▶ [Information supplied]
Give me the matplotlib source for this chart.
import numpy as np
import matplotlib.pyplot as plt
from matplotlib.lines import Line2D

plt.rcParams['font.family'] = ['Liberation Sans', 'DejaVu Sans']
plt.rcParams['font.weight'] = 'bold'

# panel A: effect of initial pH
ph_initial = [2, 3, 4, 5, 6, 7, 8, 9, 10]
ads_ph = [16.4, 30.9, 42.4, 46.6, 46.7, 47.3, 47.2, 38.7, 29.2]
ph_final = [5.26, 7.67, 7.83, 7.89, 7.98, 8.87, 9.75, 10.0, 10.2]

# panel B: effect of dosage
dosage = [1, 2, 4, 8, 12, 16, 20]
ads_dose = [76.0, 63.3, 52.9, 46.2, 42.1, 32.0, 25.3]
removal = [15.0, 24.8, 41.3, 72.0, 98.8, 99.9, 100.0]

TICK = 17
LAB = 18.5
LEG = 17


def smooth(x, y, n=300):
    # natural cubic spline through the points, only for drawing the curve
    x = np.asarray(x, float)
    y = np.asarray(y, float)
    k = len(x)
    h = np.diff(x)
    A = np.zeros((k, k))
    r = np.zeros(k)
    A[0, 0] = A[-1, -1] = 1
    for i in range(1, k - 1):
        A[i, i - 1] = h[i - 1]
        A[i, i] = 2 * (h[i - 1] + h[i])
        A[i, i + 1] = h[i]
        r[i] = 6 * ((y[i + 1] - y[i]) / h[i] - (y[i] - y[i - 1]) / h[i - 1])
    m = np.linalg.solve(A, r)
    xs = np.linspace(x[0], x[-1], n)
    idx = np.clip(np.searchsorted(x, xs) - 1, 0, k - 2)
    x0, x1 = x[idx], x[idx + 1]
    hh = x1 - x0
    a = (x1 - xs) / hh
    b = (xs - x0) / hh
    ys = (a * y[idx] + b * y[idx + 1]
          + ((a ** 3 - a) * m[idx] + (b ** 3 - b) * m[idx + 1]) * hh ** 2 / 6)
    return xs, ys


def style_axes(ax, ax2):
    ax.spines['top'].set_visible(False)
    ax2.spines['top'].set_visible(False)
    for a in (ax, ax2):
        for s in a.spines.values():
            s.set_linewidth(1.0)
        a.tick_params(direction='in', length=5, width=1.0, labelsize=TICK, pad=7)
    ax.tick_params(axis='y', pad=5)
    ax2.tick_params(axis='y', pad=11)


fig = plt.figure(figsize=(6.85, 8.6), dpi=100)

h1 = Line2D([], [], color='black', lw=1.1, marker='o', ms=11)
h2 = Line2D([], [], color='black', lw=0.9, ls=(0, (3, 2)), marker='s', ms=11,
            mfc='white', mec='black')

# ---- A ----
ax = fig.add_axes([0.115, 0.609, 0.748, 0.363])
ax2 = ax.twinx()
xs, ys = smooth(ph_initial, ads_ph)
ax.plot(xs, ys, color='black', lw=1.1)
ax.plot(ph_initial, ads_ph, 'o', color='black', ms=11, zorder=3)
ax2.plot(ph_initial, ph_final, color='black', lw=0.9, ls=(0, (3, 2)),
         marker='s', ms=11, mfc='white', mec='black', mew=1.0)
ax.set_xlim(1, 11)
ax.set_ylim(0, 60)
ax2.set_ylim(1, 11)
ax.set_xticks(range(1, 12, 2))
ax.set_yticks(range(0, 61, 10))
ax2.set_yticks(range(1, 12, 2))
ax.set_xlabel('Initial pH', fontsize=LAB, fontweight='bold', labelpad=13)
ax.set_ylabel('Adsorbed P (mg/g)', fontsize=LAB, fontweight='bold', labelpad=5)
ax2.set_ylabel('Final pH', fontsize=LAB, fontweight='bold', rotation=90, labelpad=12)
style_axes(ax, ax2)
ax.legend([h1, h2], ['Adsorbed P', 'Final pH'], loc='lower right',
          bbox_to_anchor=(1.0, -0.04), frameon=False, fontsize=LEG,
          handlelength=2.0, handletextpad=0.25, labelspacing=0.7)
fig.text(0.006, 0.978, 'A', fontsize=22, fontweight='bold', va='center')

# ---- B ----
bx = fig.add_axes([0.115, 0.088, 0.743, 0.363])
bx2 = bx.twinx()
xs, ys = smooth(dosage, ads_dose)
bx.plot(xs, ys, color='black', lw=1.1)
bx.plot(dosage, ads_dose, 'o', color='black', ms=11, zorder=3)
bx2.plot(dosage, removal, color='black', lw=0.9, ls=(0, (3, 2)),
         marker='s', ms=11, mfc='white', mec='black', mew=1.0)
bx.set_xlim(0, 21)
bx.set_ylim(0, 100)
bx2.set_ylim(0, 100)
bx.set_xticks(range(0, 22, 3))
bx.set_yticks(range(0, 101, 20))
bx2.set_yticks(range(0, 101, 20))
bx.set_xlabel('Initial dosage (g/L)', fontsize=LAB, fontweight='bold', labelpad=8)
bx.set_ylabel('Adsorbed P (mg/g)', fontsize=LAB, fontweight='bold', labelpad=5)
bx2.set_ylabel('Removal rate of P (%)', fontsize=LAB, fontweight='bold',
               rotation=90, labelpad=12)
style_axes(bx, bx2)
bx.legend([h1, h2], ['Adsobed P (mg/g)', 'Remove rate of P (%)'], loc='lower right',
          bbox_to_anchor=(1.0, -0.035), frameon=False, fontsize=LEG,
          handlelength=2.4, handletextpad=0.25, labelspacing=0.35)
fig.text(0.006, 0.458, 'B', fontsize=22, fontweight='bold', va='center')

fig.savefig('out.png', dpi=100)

▶ [Task details] Give an exact copy of all the data shown above.

▶ [Exercise output]
Give me the matplotlib source for this chart.
import numpy as np
import matplotlib.pyplot as plt
from matplotlib.lines import Line2D

plt.rcParams['font.family'] = ['Liberation Sans', 'DejaVu Sans']
plt.rcParams['font.weight'] = 'bold'

# panel A: effect of initial pH
ph_initial = [2, 3, 4, 5, 6, 7, 8, 9, 10]
ads_ph = [16.4, 30.9, 42.4, 46.6, 46.7, 47.3, 47.2, 38.7, 29.2]
ph_final = [5.26, 7.67, 7.83, 7.89, 7.98, 8.87, 9.75, 10.0, 10.2]

# panel B: effect of dosage
dosage = [1, 2, 4, 8, 12, 16, 20]
ads_dose = [76.0, 63.3, 52.9, 46.2, 42.1, 32.0, 25.3]
removal = [15.0, 24.8, 41.3, 72.0, 98.8, 99.9, 100.0]

TICK = 17
LAB = 18.5
LEG = 17


def smooth(x, y, n=300):
    # natural cubic spline through the points, only for drawing the curve
    x = np.asarray(x, float)
    y = np.asarray(y, float)
    k = len(x)
    h = np.diff(x)
    A = np.zeros((k, k))
    r = np.zeros(k)
    A[0, 0] = A[-1, -1] = 1
    for i in range(1, k - 1):
        A[i, i - 1] = h[i - 1]
        A[i, i] = 2 * (h[i - 1] + h[i])
        A[i, i + 1] = h[i]
        r[i] = 6 * ((y[i + 1] - y[i]) / h[i] - (y[i] - y[i - 1]) / h[i - 1])
    m = np.linalg.solve(A, r)
    xs = np.linspace(x[0], x[-1], n)
    idx = np.clip(np.searchsorted(x, xs) - 1, 0, k - 2)
    x0, x1 = x[idx], x[idx + 1]
    hh = x1 - x0
    a = (x1 - xs) / hh
    b = (xs - x0) / hh
    ys = (a * y[idx] + b * y[idx + 1]
          + ((a ** 3 - a) * m[idx] + (b ** 3 - b) * m[idx + 1]) * hh ** 2 / 6)
    return xs, ys


def style_axes(ax, ax2):
    ax.spines['top'].set_visible(False)
    ax2.spines['top'].set_visible(False)
    for a in (ax, ax2):
        for s in a.spines.values():
            s.set_linewidth(1.0)
        a.tick_params(direction='in', length=5, width=1.0, labelsize=TICK, pad=7)
    ax.tick_params(axis='y', pad=5)
    ax2.tick_params(axis='y', pad=11)


fig = plt.figure(figsize=(6.85, 8.6), dpi=100)

h1 = Line2D([], [], color='black', lw=1.1, marker='o', ms=11)
h2 = Line2D([], [], color='black', lw=0.9, ls=(0, (3, 2)), marker='s', ms=11,
            mfc='white', mec='black')

# ---- A ----
ax = fig.add_axes([0.115, 0.609, 0.748, 0.363])
ax2 = ax.twinx()
xs, ys = smooth(ph_initial, ads_ph)
ax.plot(xs, ys, color='black', lw=1.1)
ax.plot(ph_initial, ads_ph, 'o', color='black', ms=11, zorder=3)
ax2.plot(ph_initial, ph_final, color='black', lw=0.9, ls=(0, (3, 2)),
         marker='s', ms=11, mfc='white', mec='black', mew=1.0)
ax.set_xlim(1, 11)
ax.set_ylim(0, 60)
ax2.set_ylim(1, 11)
ax.set_xticks(range(1, 12, 2))
ax.set_yticks(range(0, 61, 10))
ax2.set_yticks(range(1, 12, 2))
ax.set_xlabel('Initial pH', fontsize=LAB, fontweight='bold', labelpad=13)
ax.set_ylabel('Adsorbed P (mg/g)', fontsize=LAB, fontweight='bold', labelpad=5)
ax2.set_ylabel('Final pH', fontsize=LAB, fontweight='bold', rotation=90, labelpad=12)
style_axes(ax, ax2)
ax.legend([h1, h2], ['Adsorbed P', 'Final pH'], loc='lower right',
          bbox_to_anchor=(1.0, -0.04), frameon=False, fontsize=LEG,
          handlelength=2.0, handletextpad=0.25, labelspacing=0.7)
fig.text(0.006, 0.978, 'A', fontsize=22, fontweight='bold', va='center')

# ---- B ----
bx = fig.add_axes([0.115, 0.088, 0.743, 0.363])
bx2 = bx.twinx()
xs, ys = smooth(dosage, ads_dose)
bx.plot(xs, ys, color='black', lw=1.1)
bx.plot(dosage, ads_dose, 'o', color='black', ms=11, zorder=3)
bx2.plot(dosage, removal, color='black', lw=0.9, ls=(0, (3, 2)),
         marker='s', ms=11, mfc='white', mec='black', mew=1.0)
bx.set_xlim(0, 21)
bx.set_ylim(0, 100)
bx2.set_ylim(0, 100)
bx.set_xticks(range(0, 22, 3))
bx.set_yticks(range(0, 101, 20))
bx2.set_yticks(range(0, 101, 20))
bx.set_xlabel('Initial dosage (g/L)', fontsize=LAB, fontweight='bold', labelpad=8)
bx.set_ylabel('Adsorbed P (mg/g)', fontsize=LAB, fontweight='bold', labelpad=5)
bx2.set_ylabel('Removal rate of P (%)', fontsize=LAB, fontweight='bold',
               rotation=90, labelpad=12)
style_axes(bx, bx2)
bx.legend([h1, h2], ['Adsobed P (mg/g)', 'Remove rate of P (%)'], loc='lower right',
          bbox_to_anchor=(1.0, -0.035), frameon=False, fontsize=LEG,
          handlelength=2.4, handletextpad=0.25, labelspacing=0.35)
fig.text(0.006, 0.458, 'B', fontsize=22, fontweight='bold', va='center')

fig.savefig('out.png', dpi=100)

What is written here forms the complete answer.